Learning from the Gulf’s Past Climate

August 1, 2022
By Tara Haelle


Radiolarians are single cells, 0.1–0.2 mm in diameter, that have intricate mineral skeletons. Credit: Andreas Drews, Wikimedia, CC BY-SA 4.0

As ocean waters continue to warm along with the climate, scientists are trying to learn how thousands of different organisms will fare in the years to come. It turns out the Gulf of Mexico can offer clues, as researchers from the University of Texas at Austin are learning from a different global warming event that happened 56 million years ago. Back then, the earth experienced a spell of severe warming during an event called the Paleocene-Eocene Thermal Maximum, or PETM. It didn’t last long, perhaps up to 200,000 years, which sounds long until you remember that Earth is more than 4.5 billion years old.

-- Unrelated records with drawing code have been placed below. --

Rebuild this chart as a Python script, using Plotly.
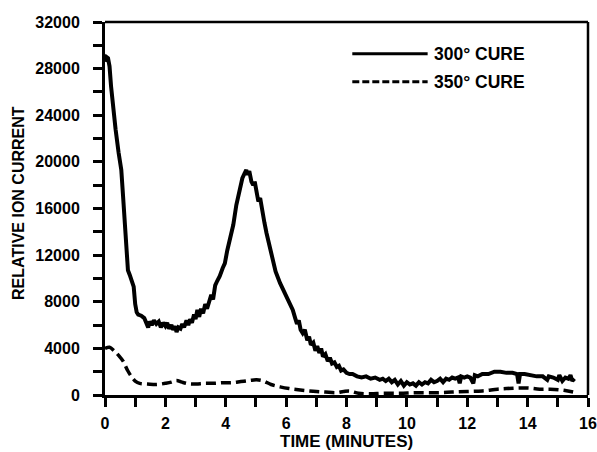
import plotly.graph_objects as go

# 300° cure: time (minutes) and relative ion current
t_300 = [0.0, 0.05, 0.1, 0.15, 0.2, 0.27, 0.35, 0.45, 0.54, 0.6, 0.65, 0.7, 0.76, 0.82, 0.9, 0.95,
         1.0, 1.05, 1.1, 1.2, 1.3, 1.38, 1.43, 1.48, 1.55, 1.62, 1.7, 1.78, 1.85, 1.92, 2.0, 2.06,
         2.12, 2.2, 2.26, 2.32, 2.37, 2.43, 2.5, 2.56, 2.62, 2.7, 2.76, 2.82, 2.88, 2.95, 3.0, 3.06,
         3.12, 3.18, 3.25, 3.32, 3.38, 3.45, 3.52, 3.58, 3.65, 3.72, 3.8, 3.9, 3.97, 4.05, 4.15,
         4.25, 4.35, 4.45, 4.55, 4.62, 4.68, 4.72, 4.78, 4.85, 4.91, 4.96, 5.02, 5.08, 5.14, 5.2,
         5.28, 5.35, 5.45, 5.55, 5.65, 5.8, 5.95, 6.05, 6.13, 6.22, 6.3, 6.36, 6.42, 6.48, 6.55,
         6.62, 6.7, 6.76, 6.82, 6.9, 6.97, 7.03, 7.1, 7.16, 7.22, 7.3, 7.38, 7.45, 7.52, 7.6, 7.68,
         7.75, 7.82, 7.9, 8.0, 8.1, 8.2, 8.35, 8.5, 8.65, 8.8, 8.95, 9.1, 9.2, 9.3, 9.4, 9.5, 9.6,
         9.7, 9.8, 9.9, 10.0, 10.1, 10.2, 10.3, 10.4, 10.5, 10.6, 10.7, 10.8, 10.9, 11.0, 11.1,
         11.2, 11.3, 11.4, 11.5, 11.6, 11.7, 11.75, 11.8, 11.9, 12.0, 12.1, 12.2, 12.25, 12.35,
         12.5, 12.7, 12.9, 13.1, 13.3, 13.5, 13.65, 13.7, 13.75, 13.9, 14.1, 14.3, 14.5, 14.65,
         14.7, 14.85, 15.0, 15.05, 15.15, 15.25, 15.35, 15.42, 15.48, 15.55]
ion_300 = [28600, 29000, 28900, 28200, 26500, 24500, 22800, 20800, 19300, 17000, 15000, 12800,
           10700, 10300, 9800, 9300, 7800, 7100, 6900, 6800, 6600, 6200, 5800, 6300, 6000, 6400,
           6100, 6300, 5800, 6200, 5900, 6200, 5700, 6000, 5600, 5900, 5400, 5800, 5700, 6100,
           5800, 6400, 6000, 6500, 6200, 6900, 6500, 7300, 6700, 7400, 7000, 7800, 7400, 8000,
           8600, 8200, 9400, 9800, 10200, 10900, 11300, 12400, 13600, 14600, 16300, 17600, 18600,
           19000, 19300, 18900, 19200, 18300, 18000, 18300, 17400, 16600, 16900, 15800, 14800,
           13900, 12700, 11600, 10600, 9600, 8800, 8300, 7900, 7300, 6600, 6100, 6400, 5600, 5300,
           5600, 4700, 5000, 4300, 4500, 3800, 4200, 3600, 4000, 3300, 3500, 2900, 3200, 2700,
           2800, 2400, 2500, 2100, 2200, 1900, 1800, 1800, 1600, 1500, 1600, 1400, 1500, 1300,
           1400, 1200, 1400, 1100, 1300, 900, 1200, 800, 1100, 900, 1000, 800, 1100, 900, 1100,
           1000, 1300, 1100, 1200, 1400, 1100, 1400, 1300, 1500, 1400, 1500, 1000, 1600, 1500,
           1600, 1500, 1000, 1700, 1600, 1800, 1800, 2000, 2000, 1900, 1900, 1800, 1000, 1800,
           1800, 1700, 1600, 1600, 1300, 1600, 1500, 1300, 1700, 1200, 1500, 1400, 1700, 1200,
           1400]

# 350° cure
t_350 = [0.0, 0.15, 0.3, 0.45, 0.6, 0.75, 0.87, 1.0, 1.15, 1.4, 1.7, 2.0, 2.2, 2.37, 2.55, 2.8,
         3.03, 3.3, 3.6, 3.9, 4.2, 4.5, 4.8, 5.02, 5.25, 5.5, 5.8, 6.1, 6.4, 6.7, 7.0, 7.3, 7.67,
         7.9, 8.1, 8.4, 8.8, 9.2, 9.77, 10.3, 11.0, 11.5, 12.0, 12.5, 13.0, 13.3, 13.65, 14.0,
         14.4, 14.75, 15.2, 15.6]
ion_350 = [4000, 4100, 3800, 3400, 2900, 2100, 1600, 1200, 1000, 950, 900, 1000, 1100, 1250,
           1100, 950, 950, 1000, 1000, 1050, 1050, 1150, 1250, 1300, 1200, 900, 700, 550, 450,
           370, 300, 250, 200, 300, 350, 150, 100, 150, 150, 200, 200, 250, 300, 350, 500, 550,
           600, 600, 500, 500, 400, 200]

legend_labels = ["300° CURE", "350° CURE"]
x_ticks = [0, 2, 4, 6, 8, 10, 12, 14, 16]
y_ticks = [0, 4000, 8000, 12000, 16000, 20000, 24000, 28000, 32000]

FONT = "Liberation Sans"
INK = "#000000"

fig = go.Figure()
fig.add_trace(go.Scatter(x=t_300, y=ion_300, mode="lines", name=legend_labels[0],
                         line=dict(color=INK, width=4), showlegend=False))
fig.add_trace(go.Scatter(x=t_350, y=ion_350, mode="lines", name=legend_labels[1],
                         line=dict(color=INK, width=3.5, dash="10px,5px", shape="spline"),
                         showlegend=False))

axis_common = dict(showgrid=False, zeroline=False, showline=True, linecolor=INK, linewidth=3,
                   ticks="outside", ticklen=9, tickwidth=2.5, tickcolor=INK, automargin=False,
                   tickfont=dict(family=FONT, size=16, color=INK, weight="bold"))

fig.update_xaxes(range=[0, 16], tickvals=x_ticks, ticktext=[str(v) for v in x_ticks],
                 minor=dict(dtick=1, ticks="outside", ticklen=9, tickwidth=2.5, tickcolor=INK),
                 ticklabelstandoff=3, **axis_common)
fig.update_yaxes(range=[0, 32000], tickvals=y_ticks, ticktext=[str(v) for v in y_ticks],
                 minor=dict(dtick=2000, ticks="outside", ticklen=9, tickwidth=2.5, tickcolor=INK),
                 ticklabelstandoff=10, **axis_common)

# frame on top and right
fig.add_shape(type="line", xref="paper", yref="paper", x0=0, x1=1, y0=1, y1=1,
              line=dict(color=INK, width=2.5))
fig.add_shape(type="line", xref="paper", yref="paper", x0=1, x1=1, y0=0, y1=1,
              line=dict(color=INK, width=2.5))

# legend drawn in the upper right
for i, (label, dash) in enumerate(zip(legend_labels, ["solid", "7px,3px"])):
    yy = 0.915 - i * 0.075
    fig.add_shape(type="line", xref="paper", yref="paper", x0=0.512, x1=0.668, y0=yy, y1=yy,
                  line=dict(color=INK, width=3, dash=dash))
    fig.add_annotation(xref="paper", yref="paper", x=0.678, y=yy, text=label, showarrow=False,
                       xanchor="left", yanchor="middle",
                       font=dict(family=FONT, size=17.5, color=INK, weight="bold"))

fig.add_annotation(xref="paper", yref="paper", x=0.5, y=-57 / 373, text="TIME (MINUTES)",
                   showarrow=False, xanchor="center", yanchor="bottom", borderpad=0,
                   font=dict(family=FONT, size=17, color=INK, weight="bold"))
fig.add_annotation(xref="paper", yref="paper", x=-0.178, y=0.515, text="RELATIVE ION CURRENT",
                   showarrow=False, xanchor="center", yanchor="middle", textangle=-90,
                   font=dict(family=FONT, size=16, color=INK, weight="bold"))

fig.update_layout(width=597, height=452, margin=dict(l=105, r=9, t=22, b=57),
                  paper_bgcolor="white", plot_bgcolor="white", showlegend=False)

fig.write_html("out.html")
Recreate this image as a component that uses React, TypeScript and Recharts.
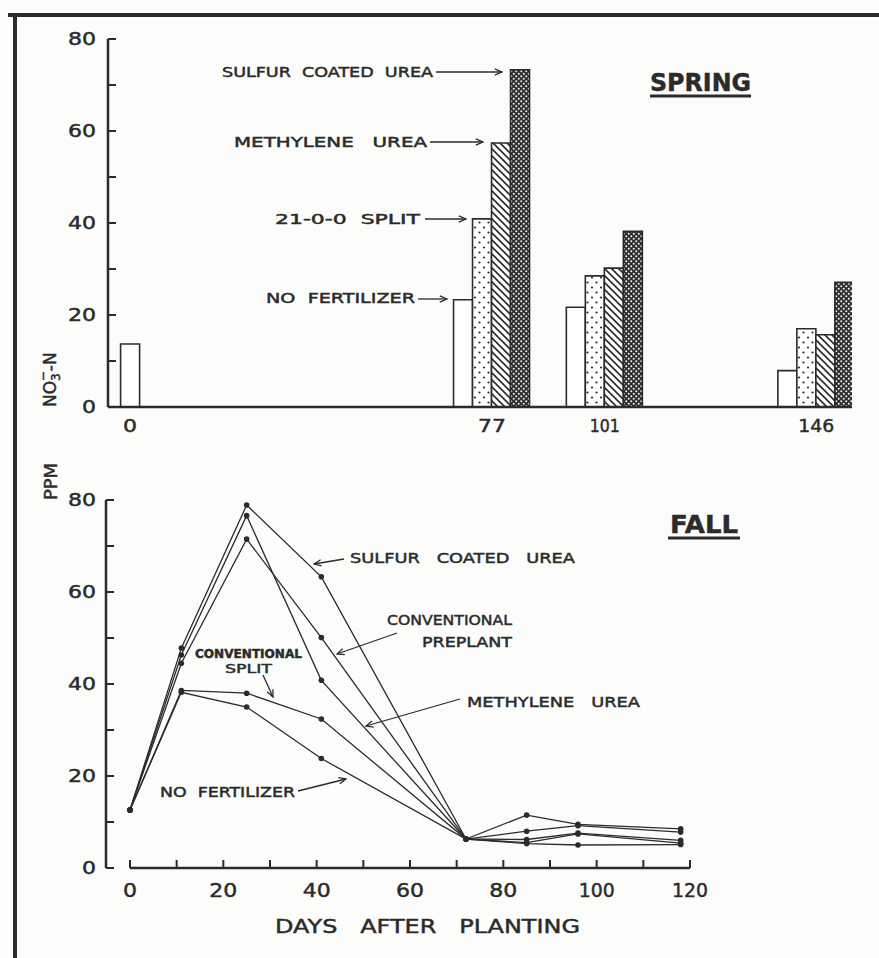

PETM may be the closest comparison we have to where global temperatures are headed today, and it resulted in the largest deep-sea mass extinction event of the last 93 million years. But much of the life in the Gulf of Mexico was spared, as scientists have learned by examining microscopic fossils in rock chips brought to the surface by oil and gas drilling. The fossils came from a type of plankton called radiolarians, which require lots of nutrients and sea water no saltier than today’s oceans. An abundance of radiolarians means the Gulf didn’t become too salty or devoid of nutrients from the warming—thanks to the birth of the Rocky Mountains 20 million years before the warming began.

As the Rockies rose, rivers shifted course to travel through present-day Texas and Louisiana, carrying nutrients and sediments with them into the Gulf’s deep waters. Radiolarians and other plankton had all the food they needed to survive the mass extinction happening everywhere else. Today’s Gulf of Mexico is very different from the one millions of years ago, but these findings still offer insights into understanding climate change today.